→ Dataset content:
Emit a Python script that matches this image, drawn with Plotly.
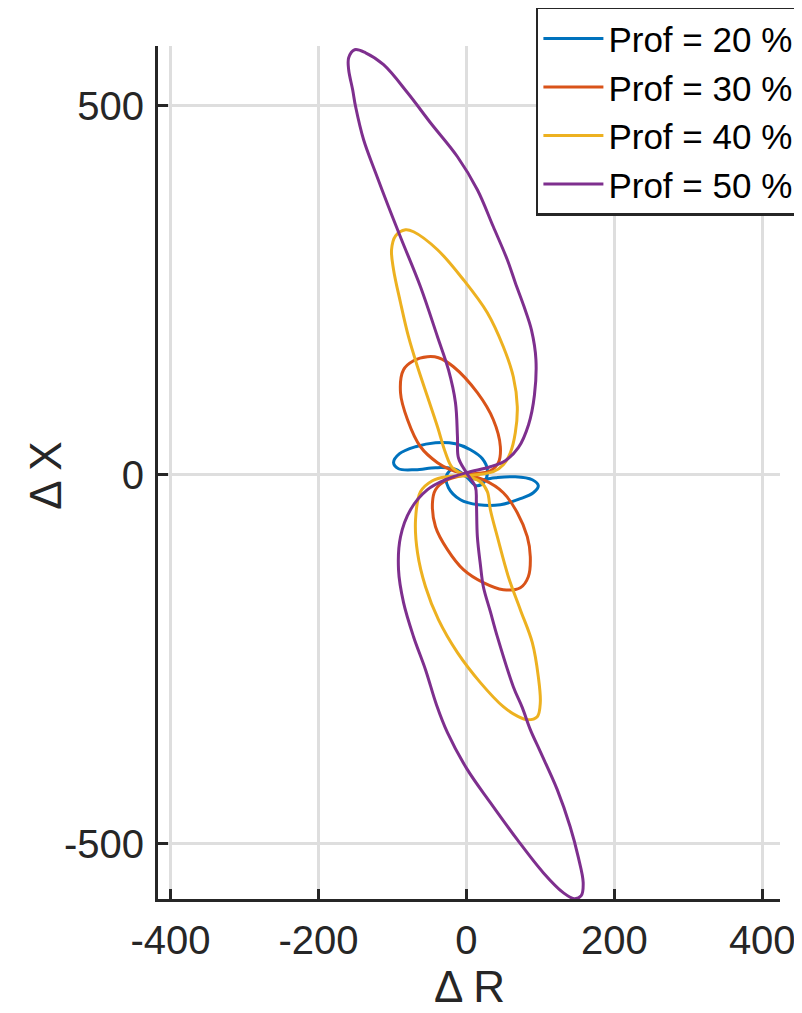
import plotly.graph_objects as go

labels = ["Prof = 20 %", "Prof = 30 %", "Prof = 40 %", "Prof = 50 %"]
colors = ["#0072BD", "#D95319", "#EDB120", "#7E2F8E"]

# Prof = 20 %
dR_20 = [0, -18.9, -41.8, -68.8, -91.8, -98.5, -90.4, -68.8, -41.8, -14.8, 5.4, 21.6, 28.3, 24.3, 13.5,
         0, -17.5, -27.0, -24.3, -8.1, 16.2, 45.9, 72.9, 90.4, 97.2, 89.1, 66.1, 39.1, 18.9, 0]
dX_20 = [-2.7, 8.1, 9.5, 6.8, 8.1, 16.3, 28.5, 37.9, 43.4, 42.0, 33.9, 21.7, 6.8, -9.5, -14.9,
         -2.7, 8.1, -1.4, -17.6, -33.9, -40.7, -40.7, -32.5, -24.4, -14.9, -6.8, -2.7, -4.1, -6.8, -2.7]

# Prof = 30 %
dR_30 = [0, 32.4, 43.2, 45.9, 36.4, 14.8, -17.5, -37.8, -52.6, -71.5, -85.0, -89.1, -79.6, -62.1, -39.1, -21.6,
         0, 22.9, 49.9, 68.8, 82.3, 86.4, 83.7, 72.9, 49.9, 22.9, -4.0, -25.6, -41.8, -45.9, -41.8, -28.3, 0]
dX_30 = [0, 5.4, 16.3, 37.9, 74.5, 111.1, 146.3, 158.5, 159.9, 154.5, 142.3, 111.1, 74.5, 37.9, 16.3, 6.8,
         0, -6.8, -24.4, -51.5, -84.0, -111.1, -138.2, -153.1, -155.8, -146.3, -128.7, -101.6, -70.5, -37.9, -20.3, -8.1, 0]

# Prof = 40 %
dR_40 = [0, 36.4, 49.9, 59.4, 66.1, 68.8, 63.4, 49.9, 28.3, -4.0, -39.1, -71.5, -82.3, -95.8, -101.2, -98.5,
         -89.1, -78.3, -66.1, -52.6, -39.1, -28.3, -18.9,
         0, 18.9, 28.3, 32.4, 41.8, 56.7, 72.9, 89.1, 97.2, 99.9, 95.8, 82.3, 70.2, 49.9, 18.9, -12.1,
         -37.8, -55.3, -66.1, -68.8, -62.1, -45.9, -27.0, 0]
dX_40 = [-1.4, 4.1, 13.6, 29.8, 56.9, 92.1, 132.8, 173.4, 219.5, 264.2, 304.9, 329.3, 332.0, 323.8, 304.9, 277.8,
         233.1, 187.0, 146.3, 105.7, 65.0, 29.8, 9.5,
         -1.4, -9.5, -23.0, -47.4, -84.0, -138.2, -182.9, -227.6, -273.7, -308.9, -327.9, -332.0, -327.9, -314.4, -281.8, -241.2,
         -196.5, -151.8, -105.7, -61.0, -23.0, -8.1, -2.7, -1.4]

# Prof = 50 %
dR_50 = [0, 32.4, 52.6, 70.2, 84.0, 92.0, 94.0, 88.0, 78.0, 66.1, 55.3, 36.4, 14.8, -12.1, -48.6, -79.6,
         -112.0, -136.3, -151.1, -159.2, -159.2, -153.8, -149.8, -139.0, -122.8, -105.3, -87.7, -62.1, -39.1,
         -24.3, -14.8, -12.1, -10.8,
         0, 12.1, 13.5, 14.8, 18.9, 22.9, 32.4, 41.8, 63.4, 75.6, 86.4, 99.9, 122.8, 140.3, 151.1, 157.9,
         155.2, 145.7, 130.9, 103.9, 68.8, 32.4, 1.3, -25.6, -40.5, -55.3, -71.5, -85.0, -91.8, -89.1,
         -75.6, -52.6, -28.3, 0]
dX_50 = [2.7, 10.8, 19.0, 36.6, 67.8, 108.0, 156.0, 196.0, 227.6, 260.2, 291.3, 336.0, 386.2, 430.9, 477.0, 517.6,
         555.6, 571.8, 575.9, 565.0, 548.8, 521.7, 498.6, 453.9, 409.2, 363.1, 318.4, 254.7, 187.0,
         142.3, 97.6, 51.5, 23.0,
         2.7, -16.3, -37.9, -84.0, -122.0, -151.8, -185.6, -219.5, -287.3, -315.7, -345.5, -375.3, -426.8, -477.0, -517.6, -552.8,
         -570.5, -574.5, -566.4, -539.3, -494.6, -444.4, -399.7, -349.6, -311.7, -264.2, -219.5, -173.4, -128.7, -84.0,
         -47.4, -20.3, -6.8, 2.7]

xticks = [-400, -200, 0, 200, 400]
xticklabels = ["-400", "-200", "0", "200", "400"]
yticks = [-500, 0, 500]
yticklabels = ["-500", "0", "500"]
xtitle = "Δ R"
ytitle = "Δ X"

series = [(dR_20, dX_20), (dR_30, dX_30), (dR_40, dX_40), (dR_50, dX_50)]

FONT = "Liberation Sans, Arial, Helvetica, sans-serif"
AX = "#262626"

fig = go.Figure()
for (xs, ys), name, col in zip(series, labels, colors):
    fig.add_trace(go.Scatter(x=xs, y=ys, mode="lines", name=name,
                             line=dict(color=col, width=3, shape="spline", smoothing=1.0)))

axis_common = dict(
    showline=True, linecolor=AX, linewidth=3, mirror=False,
    ticks="inside", ticklen=10, tickwidth=2.5, tickcolor=AX,
    showgrid=True, gridcolor="#dedede", gridwidth=2.5,
    zeroline=False,
    tickfont=dict(family=FONT, size=40, color=AX),
)

fig.update_layout(
    width=794, height=1005,
    margin=dict(l=150, r=22, t=38, b=114, autoexpand=False),
    paper_bgcolor="white", plot_bgcolor="white",
    font=dict(family=FONT, color=AX),
    xaxis=dict(range=[-417, 424], tickvals=xticks, ticktext=xticklabels, ticklabelstandoff=4,
               **axis_common),
    yaxis=dict(range=[-575, 581], tickvals=yticks, ticktext=yticklabels, ticklabelstandoff=3,
               **axis_common),
    legend=dict(x=1.032, xanchor="right", y=1.046, yanchor="top",
                bgcolor="white", bordercolor=AX, borderwidth=2.5,
                font=dict(family=FONT, size=35, color="black"),
                itemwidth=60, tracegroupgap=0),
    showlegend=True,
    annotations=[
        dict(text=xtitle, xref="paper", yref="paper", x=0.5, y=-0.103,
             xanchor="center", yanchor="middle", showarrow=False,
             font=dict(family=FONT, size=44, color=AX)),
        dict(text=ytitle, xref="paper", yref="paper", x=-0.182, y=0.497,
             xanchor="center", yanchor="middle", showarrow=False, textangle=-90,
             font=dict(family=FONT, size=44, color=AX)),
    ],
)

fig.write_html("out.html")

→ Requirement:
Copy out all the data without changing anything, and drop the pictures.

→ Expected answer:
Emit a Python script that matches this image, drawn with Plotly.
import plotly.graph_objects as go

labels = ["Prof = 20 %", "Prof = 30 %", "Prof = 40 %", "Prof = 50 %"]
colors = ["#0072BD", "#D95319", "#EDB120", "#7E2F8E"]

# Prof = 20 %
dR_20 = [0, -18.9, -41.8, -68.8, -91.8, -98.5, -90.4, -68.8, -41.8, -14.8, 5.4, 21.6, 28.3, 24.3, 13.5,
         0, -17.5, -27.0, -24.3, -8.1, 16.2, 45.9, 72.9, 90.4, 97.2, 89.1, 66.1, 39.1, 18.9, 0]
dX_20 = [-2.7, 8.1, 9.5, 6.8, 8.1, 16.3, 28.5, 37.9, 43.4, 42.0, 33.9, 21.7, 6.8, -9.5, -14.9,
         -2.7, 8.1, -1.4, -17.6, -33.9, -40.7, -40.7, -32.5, -24.4, -14.9, -6.8, -2.7, -4.1, -6.8, -2.7]

# Prof = 30 %
dR_30 = [0, 32.4, 43.2, 45.9, 36.4, 14.8, -17.5, -37.8, -52.6, -71.5, -85.0, -89.1, -79.6, -62.1, -39.1, -21.6,
         0, 22.9, 49.9, 68.8, 82.3, 86.4, 83.7, 72.9, 49.9, 22.9, -4.0, -25.6, -41.8, -45.9, -41.8, -28.3, 0]
dX_30 = [0, 5.4, 16.3, 37.9, 74.5, 111.1, 146.3, 158.5, 159.9, 154.5, 142.3, 111.1, 74.5, 37.9, 16.3, 6.8,
         0, -6.8, -24.4, -51.5, -84.0, -111.1, -138.2, -153.1, -155.8, -146.3, -128.7, -101.6, -70.5, -37.9, -20.3, -8.1, 0]

# Prof = 40 %
dR_40 = [0, 36.4, 49.9, 59.4, 66.1, 68.8, 63.4, 49.9, 28.3, -4.0, -39.1, -71.5, -82.3, -95.8, -101.2, -98.5,
         -89.1, -78.3, -66.1, -52.6, -39.1, -28.3, -18.9,
         0, 18.9, 28.3, 32.4, 41.8, 56.7, 72.9, 89.1, 97.2, 99.9, 95.8, 82.3, 70.2, 49.9, 18.9, -12.1,
         -37.8, -55.3, -66.1, -68.8, -62.1, -45.9, -27.0, 0]
dX_40 = [-1.4, 4.1, 13.6, 29.8, 56.9, 92.1, 132.8, 173.4, 219.5, 264.2, 304.9, 329.3, 332.0, 323.8, 304.9, 277.8,
         233.1, 187.0, 146.3, 105.7, 65.0, 29.8, 9.5,
         -1.4, -9.5, -23.0, -47.4, -84.0, -138.2, -182.9, -227.6, -273.7, -308.9, -327.9, -332.0, -327.9, -314.4, -281.8, -241.2,
         -196.5, -151.8, -105.7, -61.0, -23.0, -8.1, -2.7, -1.4]

# Prof = 50 %
dR_50 = [0, 32.4, 52.6, 70.2, 84.0, 92.0, 94.0, 88.0, 78.0, 66.1, 55.3, 36.4, 14.8, -12.1, -48.6, -79.6,
         -112.0, -136.3, -151.1, -159.2, -159.2, -153.8, -149.8, -139.0, -122.8, -105.3, -87.7, -62.1, -39.1,
         -24.3, -14.8, -12.1, -10.8,
         0, 12.1, 13.5, 14.8, 18.9, 22.9, 32.4, 41.8, 63.4, 75.6, 86.4, 99.9, 122.8, 140.3, 151.1, 157.9,
         155.2, 145.7, 130.9, 103.9, 68.8, 32.4, 1.3, -25.6, -40.5, -55.3, -71.5, -85.0, -91.8, -89.1,
         -75.6, -52.6, -28.3, 0]
dX_50 = [2.7, 10.8, 19.0, 36.6, 67.8, 108.0, 156.0, 196.0, 227.6, 260.2, 291.3, 336.0, 386.2, 430.9, 477.0, 517.6,
         555.6, 571.8, 575.9, 565.0, 548.8, 521.7, 498.6, 453.9, 409.2, 363.1, 318.4, 254.7, 187.0,
         142.3, 97.6, 51.5, 23.0,
         2.7, -16.3, -37.9, -84.0, -122.0, -151.8, -185.6, -219.5, -287.3, -315.7, -345.5, -375.3, -426.8, -477.0, -517.6, -552.8,
         -570.5, -574.5, -566.4, -539.3, -494.6, -444.4, -399.7, -349.6, -311.7, -264.2, -219.5, -173.4, -128.7, -84.0,
         -47.4, -20.3, -6.8, 2.7]

xticks = [-400, -200, 0, 200, 400]
xticklabels = ["-400", "-200", "0", "200", "400"]
yticks = [-500, 0, 500]
yticklabels = ["-500", "0", "500"]
xtitle = "Δ R"
ytitle = "Δ X"

series = [(dR_20, dX_20), (dR_30, dX_30), (dR_40, dX_40), (dR_50, dX_50)]

FONT = "Liberation Sans, Arial, Helvetica, sans-serif"
AX = "#262626"

fig = go.Figure()
for (xs, ys), name, col in zip(series, labels, colors):
    fig.add_trace(go.Scatter(x=xs, y=ys, mode="lines", name=name,
                             line=dict(color=col, width=3, shape="spline", smoothing=1.0)))

axis_common = dict(
    showline=True, linecolor=AX, linewidth=3, mirror=False,
    ticks="inside", ticklen=10, tickwidth=2.5, tickcolor=AX,
    showgrid=True, gridcolor="#dedede", gridwidth=2.5,
    zeroline=False,
    tickfont=dict(family=FONT, size=40, color=AX),
)

fig.update_layout(
    width=794, height=1005,
    margin=dict(l=150, r=22, t=38, b=114, autoexpand=False),
    paper_bgcolor="white", plot_bgcolor="white",
    font=dict(family=FONT, color=AX),
    xaxis=dict(range=[-417, 424], tickvals=xticks, ticktext=xticklabels, ticklabelstandoff=4,
               **axis_common),
    yaxis=dict(range=[-575, 581], tickvals=yticks, ticktext=yticklabels, ticklabelstandoff=3,
               **axis_common),
    legend=dict(x=1.032, xanchor="right", y=1.046, yanchor="top",
                bgcolor="white", bordercolor=AX, borderwidth=2.5,
                font=dict(family=FONT, size=35, color="black"),
                itemwidth=60, tracegroupgap=0),
    showlegend=True,
    annotations=[
        dict(text=xtitle, xref="paper", yref="paper", x=0.5, y=-0.103,
             xanchor="center", yanchor="middle", showarrow=False,
             font=dict(family=FONT, size=44, color=AX)),
        dict(text=ytitle, xref="paper", yref="paper", x=-0.182, y=0.497,
             xanchor="center", yanchor="middle", showarrow=False, textangle=-90,
             font=dict(family=FONT, size=44, color=AX)),
    ],
)

fig.write_html("out.html")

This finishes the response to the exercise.